Pictures within the data are to be left out; everything else must be reproduced exactly.

*Provided data*:
=====

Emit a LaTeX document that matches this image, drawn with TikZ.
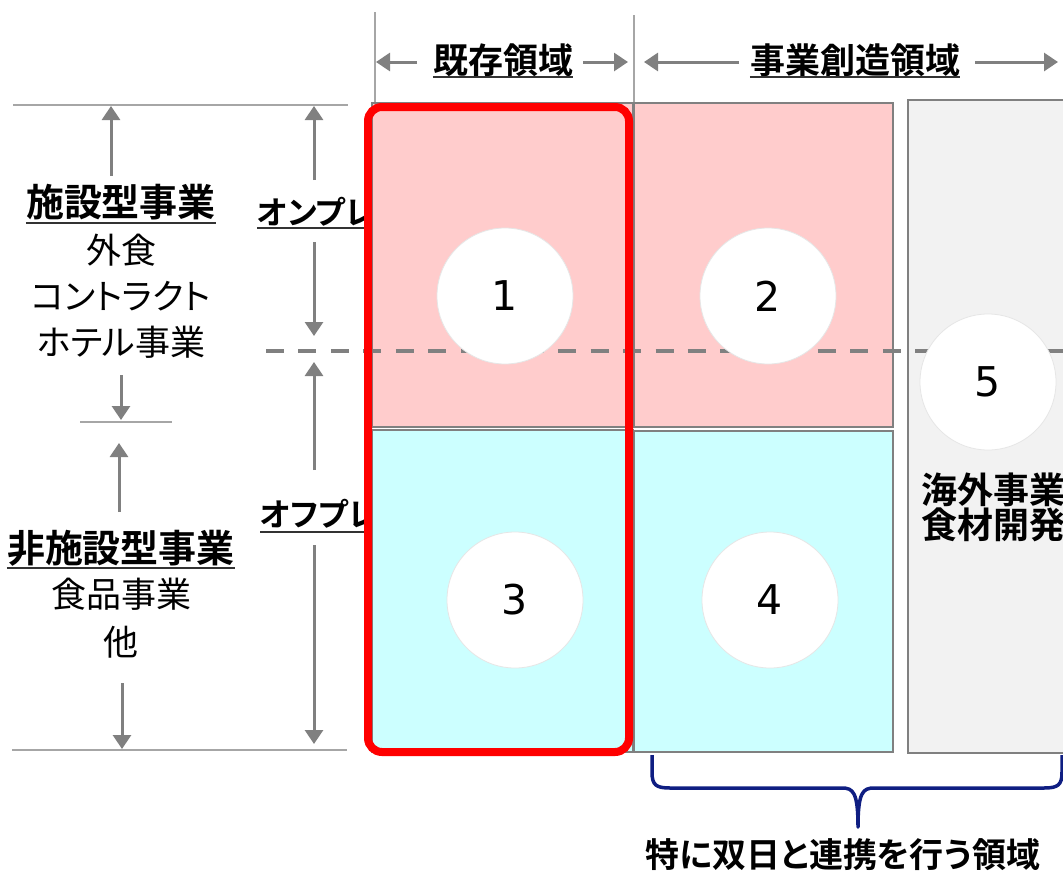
\documentclass[tikz,border=0pt]{standalone}
\usepackage{fontspec}
\setmainfont{Noto Sans CJK JP}[BoldFont={Noto Sans CJK JP Bold},RawFeature=+palt]
\newfontfamily\digitfont{DejaVu Sans}
\usetikzlibrary{arrows.meta}
\definecolor{pinkc}{HTML}{FFCCCC}
\definecolor{cyanc}{HTML}{CCFFFF}
\definecolor{greyc}{HTML}{F2F2F2}
\definecolor{bordergray}{HTML}{808080}
\definecolor{arrowgray}{HTML}{808080}
\definecolor{guidegray}{HTML}{A6A6A6}
\definecolor{circgray}{HTML}{E6E6E6}
\definecolor{navyc}{HTML}{0F1E82}
\definecolor{redc}{HTML}{FF0000}
\tikzset{
  dimarrow/.style={draw=arrowgray, line width=3pt, -{Triangle[width=18pt,length=14pt]}},
  guide/.style={draw=guidegray, line width=1.8pt},
  ul/.style={draw=black!80, line width=1.8pt},
  cell/.style={draw=bordergray, line width=2.5pt},
  num/.style={circle, fill=white, draw=circgray, line width=0.8pt, minimum size=136pt, inner sep=0pt, font=\digitfont\fontsize{41}{41}\selectfont},
  lab/.style={inner sep=0pt, align=center},
  boldlab/.style={lab, font=\bfseries\fontsize{35}{35}\selectfont},
}
\begin{document}
\begin{tikzpicture}[x=1pt,y=-1pt]
\useasboundingbox (0,0) rectangle (1063,871);
% guide lines
\draw[guide] (375,12) -- (375,103);
\draw[guide] (634,15) -- (634,103);
\draw[guide] (13,105) -- (348,105);
\draw[guide] (80,422) -- (172,422);
\draw[guide] (12,750) -- (347,750);
% header texts
\node[boldlab] (t1) at (503,60) {既存領域};
\node[boldlab] (t2) at (855,60) {事業創造領域};
\draw[ul] (t1.west |- 0,77) -- (t1.east |- 0,77);
\draw[ul] (t2.west |- 0,77) -- (t2.east |- 0,77);
\coordinate (a1s) at (417,62); \coordinate (a1e) at (376,62);
\coordinate (a2s) at (583,62); \coordinate (a2e) at (628,62);
\coordinate (a3s) at (739,62); \coordinate (a3e) at (644,62);
\coordinate (a4s) at (975,62); \coordinate (a4e) at (1058,62);
\draw[dimarrow] (a1s) -- (a1e);
\draw[dimarrow] (a2s) -- (a2e);
\draw[dimarrow] (a3s) -- (a3e);
\draw[dimarrow] (a4s) -- (a4e);
% left labels
\node[lab, font=\bfseries\fontsize{38}{38}\selectfont] (h1) at (121,202) {施設型事業};
\draw[ul] (h1.west |- 0,223) -- (h1.east |- 0,223);
\node[lab, font=\fontsize{35}{46}\selectfont] (s1) at (121,296) {外食\\コントラクト\\ホテル事業};
\node[lab, font=\bfseries\fontsize{38}{38}\selectfont] (h2) at (121,548) {非施設型事業};
\draw[ul] (h2.west |- 0,568) -- (h2.east |- 0,568);
\node[lab, font=\fontsize{35}{48}\selectfont] (s2) at (121,618) {食品事業\\他};
% left arrows
\coordinate (l1s) at (111,176); \coordinate (l1e) at (111,106);
\coordinate (l2s) at (121,375); \coordinate (l2e) at (121,420);
\coordinate (l3s) at (119,512); \coordinate (l3e) at (119,443);
\coordinate (l4s) at (122,683); \coordinate (l4e) at (122,749);
\draw[dimarrow] (l1s) -- (l1e);
\draw[dimarrow] (l2s) -- (l2e);
\draw[dimarrow] (l3s) -- (l3e);
\draw[dimarrow] (l4s) -- (l4e);
% second column labels and arrows
\node[lab, anchor=west, font=\bfseries\fontsize{32}{32}\selectfont] (op) at (257,212) {オンプレ};
\draw[ul] (257,228) -- (364,228);
\node[lab, anchor=west, font=\bfseries\fontsize{32}{32}\selectfont] (of) at (260,514) {オフプレ};
\draw[ul] (260,532) -- (364,532);
\coordinate (m1s) at (314,180); \coordinate (m1e) at (314,106);
\coordinate (m2s) at (314,242); \coordinate (m2e) at (314,336);
\coordinate (m3s) at (314,470); \coordinate (m3e) at (314,362);
\coordinate (m4s) at (314,545); \coordinate (m4e) at (314,744);
\draw[dimarrow] (m1s) -- (m1e);
\draw[dimarrow] (m2s) -- (m2e);
\draw[dimarrow] (m3s) -- (m3e);
\draw[dimarrow] (m4s) -- (m4e);
% cells
\filldraw[cell, fill=pinkc] (372,103) rectangle (633,427);
\filldraw[cell, fill=cyanc] (372,430) rectangle (633,752);
\filldraw[cell, fill=pinkc] (634,103) rectangle (893,427);
\filldraw[cell, fill=cyanc] (634,431) rectangle (893,752);
\filldraw[cell, fill=greyc] (908,100) rectangle (1080,753);
% dashed divider
\draw[draw=arrowgray, line width=4pt, dash pattern=on 18pt off 14.46pt] (266,351) -- (1063,351);
% circles
\node[num] (c1) at (505,296) {1};
\node[num] (c2) at (768,296) {2};
\node[num] (c3) at (515,600) {3};
\node[num] (c4) at (770,600) {4};
\node[num] (c5) at (988,382) {5};
\node[lab, anchor=west, align=left, font=\bfseries\fontsize{36}{35}\selectfont] (r5) at (921,507) {海外事業\\食材開発};
% red frame
\draw[draw=redc, line width=8pt, rounded corners=14pt] (368,107) rectangle (629,752);
% brace
\coordinate (bL) at (652,755);
\coordinate (bR) at (1062,755);
\coordinate (bT) at (858,827);
\draw[draw=navyc, line width=3.5pt, line join=round]
  (bL) -- (652,772) .. controls (652,785) and (656,788) .. (670,788) -- (842,788)
  .. controls (853,788) and (858,792) .. (bT)
  .. controls (858,792) and (863,788) .. (874,788) -- (1044,788)
  .. controls (1058,788) and (1062,785) .. (1062,772) -- (bR);
\node[boldlab, font=\bfseries\fontsize{34}{34}\selectfont] (bt) at (843,855) {特に双日と連携を行う領域};
\end{tikzpicture}
\end{document}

=====

*Solved exercise*:
Emit a LaTeX document that matches this image, drawn with TikZ.
\documentclass[tikz,border=0pt]{standalone}
\usepackage{fontspec}
\setmainfont{Noto Sans CJK JP}[BoldFont={Noto Sans CJK JP Bold},RawFeature=+palt]
\newfontfamily\digitfont{DejaVu Sans}
\usetikzlibrary{arrows.meta}
\definecolor{pinkc}{HTML}{FFCCCC}
\definecolor{cyanc}{HTML}{CCFFFF}
\definecolor{greyc}{HTML}{F2F2F2}
\definecolor{bordergray}{HTML}{808080}
\definecolor{arrowgray}{HTML}{808080}
\definecolor{guidegray}{HTML}{A6A6A6}
\definecolor{circgray}{HTML}{E6E6E6}
\definecolor{navyc}{HTML}{0F1E82}
\definecolor{redc}{HTML}{FF0000}
\tikzset{
  dimarrow/.style={draw=arrowgray, line width=3pt, -{Triangle[width=18pt,length=14pt]}},
  guide/.style={draw=guidegray, line width=1.8pt},
  ul/.style={draw=black!80, line width=1.8pt},
  cell/.style={draw=bordergray, line width=2.5pt},
  num/.style={circle, fill=white, draw=circgray, line width=0.8pt, minimum size=136pt, inner sep=0pt, font=\digitfont\fontsize{41}{41}\selectfont},
  lab/.style={inner sep=0pt, align=center},
  boldlab/.style={lab, font=\bfseries\fontsize{35}{35}\selectfont},
}
\begin{document}
\begin{tikzpicture}[x=1pt,y=-1pt]
\useasboundingbox (0,0) rectangle (1063,871);
% guide lines
\draw[guide] (375,12) -- (375,103);
\draw[guide] (634,15) -- (634,103);
\draw[guide] (13,105) -- (348,105);
\draw[guide] (80,422) -- (172,422);
\draw[guide] (12,750) -- (347,750);
% header texts
\node[boldlab] (t1) at (503,60) {既存領域};
\node[boldlab] (t2) at (855,60) {事業創造領域};
\draw[ul] (t1.west |- 0,77) -- (t1.east |- 0,77);
\draw[ul] (t2.west |- 0,77) -- (t2.east |- 0,77);
\coordinate (a1s) at (417,62); \coordinate (a1e) at (376,62);
\coordinate (a2s) at (583,62); \coordinate (a2e) at (628,62);
\coordinate (a3s) at (739,62); \coordinate (a3e) at (644,62);
\coordinate (a4s) at (975,62); \coordinate (a4e) at (1058,62);
\draw[dimarrow] (a1s) -- (a1e);
\draw[dimarrow] (a2s) -- (a2e);
\draw[dimarrow] (a3s) -- (a3e);
\draw[dimarrow] (a4s) -- (a4e);
% left labels
\node[lab, font=\bfseries\fontsize{38}{38}\selectfont] (h1) at (121,202) {施設型事業};
\draw[ul] (h1.west |- 0,223) -- (h1.east |- 0,223);
\node[lab, font=\fontsize{35}{46}\selectfont] (s1) at (121,296) {外食\\コントラクト\\ホテル事業};
\node[lab, font=\bfseries\fontsize{38}{38}\selectfont] (h2) at (121,548) {非施設型事業};
\draw[ul] (h2.west |- 0,568) -- (h2.east |- 0,568);
\node[lab, font=\fontsize{35}{48}\selectfont] (s2) at (121,618) {食品事業\\他};
% left arrows
\coordinate (l1s) at (111,176); \coordinate (l1e) at (111,106);
\coordinate (l2s) at (121,375); \coordinate (l2e) at (121,420);
\coordinate (l3s) at (119,512); \coordinate (l3e) at (119,443);
\coordinate (l4s) at (122,683); \coordinate (l4e) at (122,749);
\draw[dimarrow] (l1s) -- (l1e);
\draw[dimarrow] (l2s) -- (l2e);
\draw[dimarrow] (l3s) -- (l3e);
\draw[dimarrow] (l4s) -- (l4e);
% second column labels and arrows
\node[lab, anchor=west, font=\bfseries\fontsize{32}{32}\selectfont] (op) at (257,212) {オンプレ};
\draw[ul] (257,228) -- (364,228);
\node[lab, anchor=west, font=\bfseries\fontsize{32}{32}\selectfont] (of) at (260,514) {オフプレ};
\draw[ul] (260,532) -- (364,532);
\coordinate (m1s) at (314,180); \coordinate (m1e) at (314,106);
\coordinate (m2s) at (314,242); \coordinate (m2e) at (314,336);
\coordinate (m3s) at (314,470); \coordinate (m3e) at (314,362);
\coordinate (m4s) at (314,545); \coordinate (m4e) at (314,744);
\draw[dimarrow] (m1s) -- (m1e);
\draw[dimarrow] (m2s) -- (m2e);
\draw[dimarrow] (m3s) -- (m3e);
\draw[dimarrow] (m4s) -- (m4e);
% cells
\filldraw[cell, fill=pinkc] (372,103) rectangle (633,427);
\filldraw[cell, fill=cyanc] (372,430) rectangle (633,752);
\filldraw[cell, fill=pinkc] (634,103) rectangle (893,427);
\filldraw[cell, fill=cyanc] (634,431) rectangle (893,752);
\filldraw[cell, fill=greyc] (908,100) rectangle (1080,753);
% dashed divider
\draw[draw=arrowgray, line width=4pt, dash pattern=on 18pt off 14.46pt] (266,351) -- (1063,351);
% circles
\node[num] (c1) at (505,296) {1};
\node[num] (c2) at (768,296) {2};
\node[num] (c3) at (515,600) {3};
\node[num] (c4) at (770,600) {4};
\node[num] (c5) at (988,382) {5};
\node[lab, anchor=west, align=left, font=\bfseries\fontsize{36}{35}\selectfont] (r5) at (921,507) {海外事業\\食材開発};
% red frame
\draw[draw=redc, line width=8pt, rounded corners=14pt] (368,107) rectangle (629,752);
% brace
\coordinate (bL) at (652,755);
\coordinate (bR) at (1062,755);
\coordinate (bT) at (858,827);
\draw[draw=navyc, line width=3.5pt, line join=round]
  (bL) -- (652,772) .. controls (652,785) and (656,788) .. (670,788) -- (842,788)
  .. controls (853,788) and (858,792) .. (bT)
  .. controls (858,792) and (863,788) .. (874,788) -- (1044,788)
  .. controls (1058,788) and (1062,785) .. (1062,772) -- (bR);
\node[boldlab, font=\bfseries\fontsize{34}{34}\selectfont] (bt) at (843,855) {特に双日と連携を行う領域};
\end{tikzpicture}
\end{document}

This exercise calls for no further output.